Please advise me from this point on wards.
Thanks

Posted: Fri Aug 19, 2016 6:37 am
by chulett
:!: Developer9 - please use the Reply to topic option as there's absolutely no need to quote everything you are replying to. Saves me from having to come along and clean up as well.

Thanks.

Posted: Fri Aug 19, 2016 10:43 am
by Developer9
chulett wrote::!: Developer9 - please use the Reply to topic option as there's absolutely no need to quote everything you are replying to. Saves me from having to come along and clean up as well.

Thanks.
@chulett,I made the change to earlier post to remove earlier post content.

Thanks for the suggestion ..I hope I did what you were expecting me to do :)

Posted: Fri Aug 19, 2016 11:57 am
by chulett
Oh... so close. Yes, removing the excessive quote was part of the deal but so was not continuing to do it going forward. And then you quoted me asking you to stop quoting. :wink:

Posted: Fri Aug 19, 2016 3:56 pm
by ray.wurlod
Why are you using different delimiter characters in the DCount() and Field() functions?

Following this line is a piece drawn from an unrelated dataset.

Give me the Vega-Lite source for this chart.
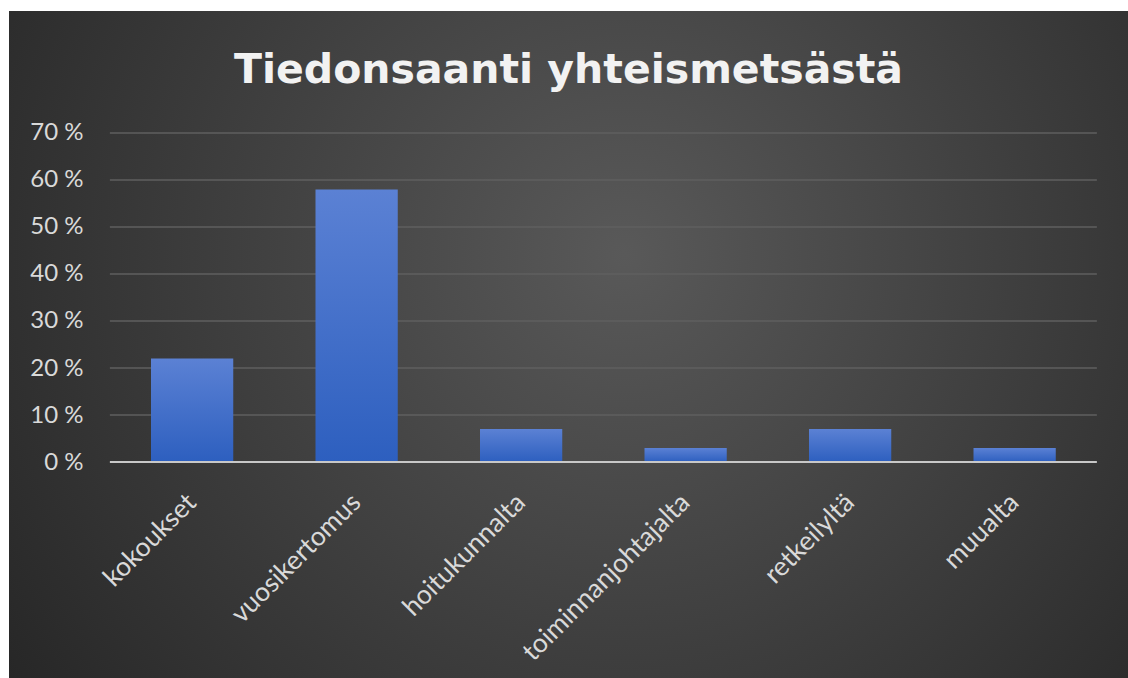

Posted: Fri Aug 19, 2016 5:28 pm
by Developer9
@ray,

I overlooked while posting in the forum its the same in both functions as per my current code .

Code: Select all

';'
I am still figuring out the way to pass more than one field loop variables .But had some progress on the (Dep_DSC_INDICATOR) file splitting through Sequence loop activity .


Approach I followed

Code: Select all

Department Counter(Loop1)  --when multiple departments in file (1 -Here in example - 10)
Group Counter (Loop2) --Calculate maximum group number for each department (3) --Loop for 3 times (1,2,3)
But I need to add one more loop for existing job for split based on Dep_DSC_INDICATOR

Code: Select all

Delimiter Counter (Loop3)--2 (BCF;DS) get First occurance and use in file mask .
So I am expecting target files in this format.

Code: Select all

BCF_10_1.txt
BCF_10_2.txt
BCF_10_3.txt
Please let me know any ideas for implementing for this scenario.